- [TASK REQUIREMENTS]
Write the data out again, character for character, with no images.

- [DATA LISTING]
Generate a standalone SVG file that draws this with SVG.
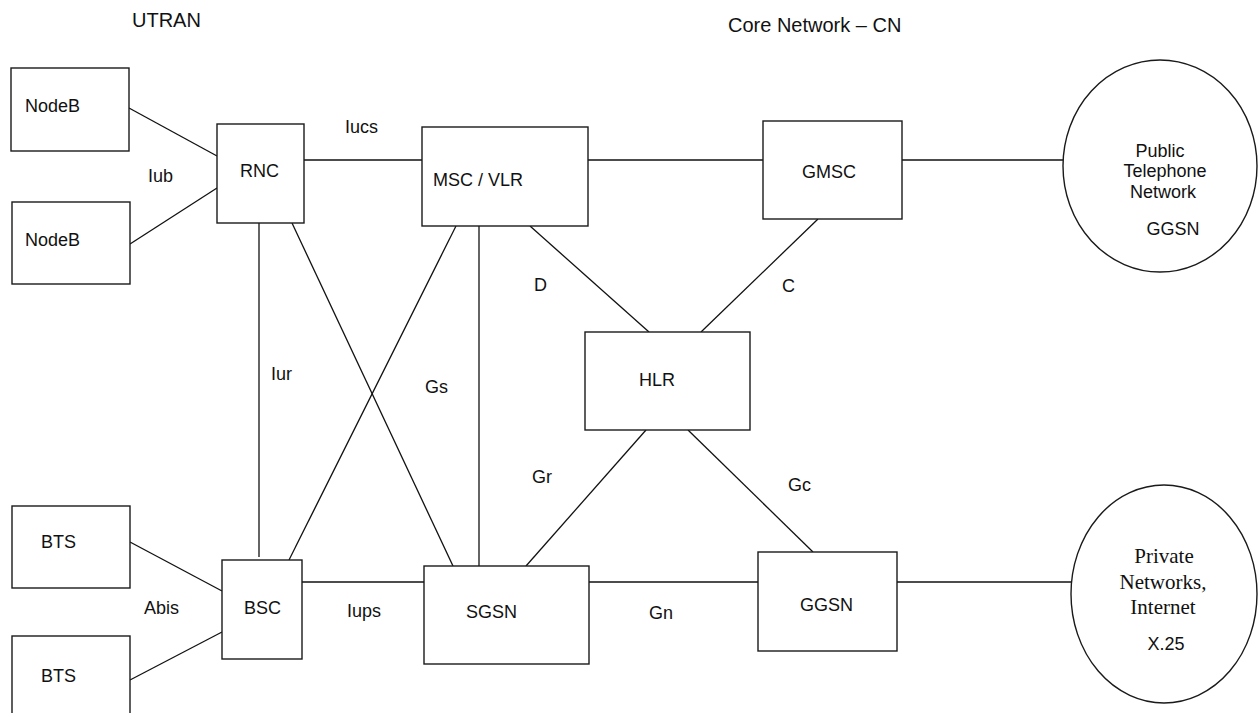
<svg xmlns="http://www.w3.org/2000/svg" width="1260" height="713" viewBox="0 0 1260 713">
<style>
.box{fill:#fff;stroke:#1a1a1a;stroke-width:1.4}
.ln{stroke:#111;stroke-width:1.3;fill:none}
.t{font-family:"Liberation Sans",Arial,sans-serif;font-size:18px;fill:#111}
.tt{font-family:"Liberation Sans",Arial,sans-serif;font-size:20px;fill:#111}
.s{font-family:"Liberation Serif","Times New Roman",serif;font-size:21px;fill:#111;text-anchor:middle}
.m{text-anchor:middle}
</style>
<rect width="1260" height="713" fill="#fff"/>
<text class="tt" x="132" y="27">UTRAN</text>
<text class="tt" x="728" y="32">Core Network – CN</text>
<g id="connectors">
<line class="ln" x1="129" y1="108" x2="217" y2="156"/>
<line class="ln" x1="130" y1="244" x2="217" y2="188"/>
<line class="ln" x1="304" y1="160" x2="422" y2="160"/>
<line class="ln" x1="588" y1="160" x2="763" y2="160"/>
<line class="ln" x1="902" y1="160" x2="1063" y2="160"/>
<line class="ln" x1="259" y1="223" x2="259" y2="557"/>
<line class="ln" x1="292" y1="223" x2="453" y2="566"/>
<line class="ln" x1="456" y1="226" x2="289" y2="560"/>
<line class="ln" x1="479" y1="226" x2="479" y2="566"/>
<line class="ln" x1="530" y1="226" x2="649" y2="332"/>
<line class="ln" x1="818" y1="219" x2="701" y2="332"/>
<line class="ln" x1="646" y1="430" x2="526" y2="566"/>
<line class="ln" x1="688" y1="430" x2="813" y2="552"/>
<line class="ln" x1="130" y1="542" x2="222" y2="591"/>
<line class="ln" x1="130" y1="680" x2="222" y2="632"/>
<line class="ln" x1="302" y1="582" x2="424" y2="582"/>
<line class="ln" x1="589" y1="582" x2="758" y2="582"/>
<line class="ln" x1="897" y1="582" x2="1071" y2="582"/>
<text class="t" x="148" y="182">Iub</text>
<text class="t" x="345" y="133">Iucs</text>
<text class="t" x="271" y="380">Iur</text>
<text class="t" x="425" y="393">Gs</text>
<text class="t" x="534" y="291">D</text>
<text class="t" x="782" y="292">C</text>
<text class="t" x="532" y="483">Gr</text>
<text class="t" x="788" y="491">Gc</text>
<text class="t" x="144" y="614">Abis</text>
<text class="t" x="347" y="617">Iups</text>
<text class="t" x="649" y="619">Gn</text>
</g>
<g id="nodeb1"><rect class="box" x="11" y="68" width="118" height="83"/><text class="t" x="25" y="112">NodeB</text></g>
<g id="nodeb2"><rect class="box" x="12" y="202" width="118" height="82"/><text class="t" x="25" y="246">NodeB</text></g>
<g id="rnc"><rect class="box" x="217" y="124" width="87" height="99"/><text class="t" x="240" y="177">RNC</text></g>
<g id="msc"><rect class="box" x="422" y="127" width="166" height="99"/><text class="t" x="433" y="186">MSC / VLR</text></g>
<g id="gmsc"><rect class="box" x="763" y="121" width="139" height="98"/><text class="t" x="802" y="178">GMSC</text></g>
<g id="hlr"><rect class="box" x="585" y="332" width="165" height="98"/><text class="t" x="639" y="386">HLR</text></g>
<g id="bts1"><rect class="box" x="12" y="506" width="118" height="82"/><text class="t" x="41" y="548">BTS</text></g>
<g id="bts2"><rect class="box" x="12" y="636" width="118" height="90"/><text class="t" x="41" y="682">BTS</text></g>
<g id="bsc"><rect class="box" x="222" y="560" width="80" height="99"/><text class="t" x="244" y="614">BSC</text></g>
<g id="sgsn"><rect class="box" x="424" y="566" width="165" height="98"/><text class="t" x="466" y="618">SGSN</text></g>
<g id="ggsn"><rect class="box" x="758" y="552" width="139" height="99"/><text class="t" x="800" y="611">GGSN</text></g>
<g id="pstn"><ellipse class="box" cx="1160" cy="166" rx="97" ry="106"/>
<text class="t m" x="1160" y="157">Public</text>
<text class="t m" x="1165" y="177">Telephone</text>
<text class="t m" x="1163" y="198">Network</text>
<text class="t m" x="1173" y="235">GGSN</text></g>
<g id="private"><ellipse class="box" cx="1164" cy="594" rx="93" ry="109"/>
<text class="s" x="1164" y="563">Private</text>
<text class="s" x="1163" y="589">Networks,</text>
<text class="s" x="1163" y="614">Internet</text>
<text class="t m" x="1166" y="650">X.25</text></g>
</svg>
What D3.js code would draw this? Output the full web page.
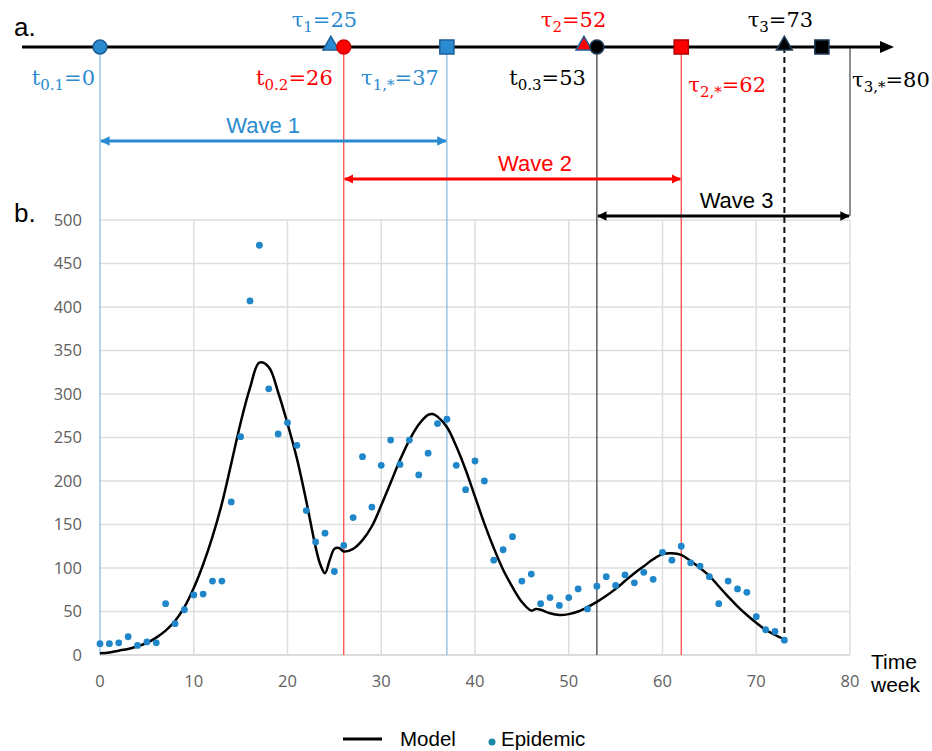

- [EXERCISE RESPONSE]
Generate a standalone SVG file that draws this with SVG.
<svg xmlns="http://www.w3.org/2000/svg" width="1260" height="713" viewBox="0 0 1260 713">
<style>
.box{fill:#fff;stroke:#1a1a1a;stroke-width:1.4}
.ln{stroke:#111;stroke-width:1.3;fill:none}
.t{font-family:"Liberation Sans",Arial,sans-serif;font-size:18px;fill:#111}
.tt{font-family:"Liberation Sans",Arial,sans-serif;font-size:20px;fill:#111}
.s{font-family:"Liberation Serif","Times New Roman",serif;font-size:21px;fill:#111;text-anchor:middle}
.m{text-anchor:middle}
</style>
<rect width="1260" height="713" fill="#fff"/>
<text class="tt" x="132" y="27">UTRAN</text>
<text class="tt" x="728" y="32">Core Network – CN</text>
<g id="connectors">
<line class="ln" x1="129" y1="108" x2="217" y2="156"/>
<line class="ln" x1="130" y1="244" x2="217" y2="188"/>
<line class="ln" x1="304" y1="160" x2="422" y2="160"/>
<line class="ln" x1="588" y1="160" x2="763" y2="160"/>
<line class="ln" x1="902" y1="160" x2="1063" y2="160"/>
<line class="ln" x1="259" y1="223" x2="259" y2="557"/>
<line class="ln" x1="292" y1="223" x2="453" y2="566"/>
<line class="ln" x1="456" y1="226" x2="289" y2="560"/>
<line class="ln" x1="479" y1="226" x2="479" y2="566"/>
<line class="ln" x1="530" y1="226" x2="649" y2="332"/>
<line class="ln" x1="818" y1="219" x2="701" y2="332"/>
<line class="ln" x1="646" y1="430" x2="526" y2="566"/>
<line class="ln" x1="688" y1="430" x2="813" y2="552"/>
<line class="ln" x1="130" y1="542" x2="222" y2="591"/>
<line class="ln" x1="130" y1="680" x2="222" y2="632"/>
<line class="ln" x1="302" y1="582" x2="424" y2="582"/>
<line class="ln" x1="589" y1="582" x2="758" y2="582"/>
<line class="ln" x1="897" y1="582" x2="1071" y2="582"/>
<text class="t" x="148" y="182">Iub</text>
<text class="t" x="345" y="133">Iucs</text>
<text class="t" x="271" y="380">Iur</text>
<text class="t" x="425" y="393">Gs</text>
<text class="t" x="534" y="291">D</text>
<text class="t" x="782" y="292">C</text>
<text class="t" x="532" y="483">Gr</text>
<text class="t" x="788" y="491">Gc</text>
<text class="t" x="144" y="614">Abis</text>
<text class="t" x="347" y="617">Iups</text>
<text class="t" x="649" y="619">Gn</text>
</g>
<g id="nodeb1"><rect class="box" x="11" y="68" width="118" height="83"/><text class="t" x="25" y="112">NodeB</text></g>
<g id="nodeb2"><rect class="box" x="12" y="202" width="118" height="82"/><text class="t" x="25" y="246">NodeB</text></g>
<g id="rnc"><rect class="box" x="217" y="124" width="87" height="99"/><text class="t" x="240" y="177">RNC</text></g>
<g id="msc"><rect class="box" x="422" y="127" width="166" height="99"/><text class="t" x="433" y="186">MSC / VLR</text></g>
<g id="gmsc"><rect class="box" x="763" y="121" width="139" height="98"/><text class="t" x="802" y="178">GMSC</text></g>
<g id="hlr"><rect class="box" x="585" y="332" width="165" height="98"/><text class="t" x="639" y="386">HLR</text></g>
<g id="bts1"><rect class="box" x="12" y="506" width="118" height="82"/><text class="t" x="41" y="548">BTS</text></g>
<g id="bts2"><rect class="box" x="12" y="636" width="118" height="90"/><text class="t" x="41" y="682">BTS</text></g>
<g id="bsc"><rect class="box" x="222" y="560" width="80" height="99"/><text class="t" x="244" y="614">BSC</text></g>
<g id="sgsn"><rect class="box" x="424" y="566" width="165" height="98"/><text class="t" x="466" y="618">SGSN</text></g>
<g id="ggsn"><rect class="box" x="758" y="552" width="139" height="99"/><text class="t" x="800" y="611">GGSN</text></g>
<g id="pstn"><ellipse class="box" cx="1160" cy="166" rx="97" ry="106"/>
<text class="t m" x="1160" y="157">Public</text>
<text class="t m" x="1165" y="177">Telephone</text>
<text class="t m" x="1163" y="198">Network</text>
<text class="t m" x="1173" y="235">GGSN</text></g>
<g id="private"><ellipse class="box" cx="1164" cy="594" rx="93" ry="109"/>
<text class="s" x="1164" y="563">Private</text>
<text class="s" x="1163" y="589">Networks,</text>
<text class="s" x="1163" y="614">Internet</text>
<text class="t m" x="1166" y="650">X.25</text></g>
</svg>
What D3.js code would draw this? Output the full web page.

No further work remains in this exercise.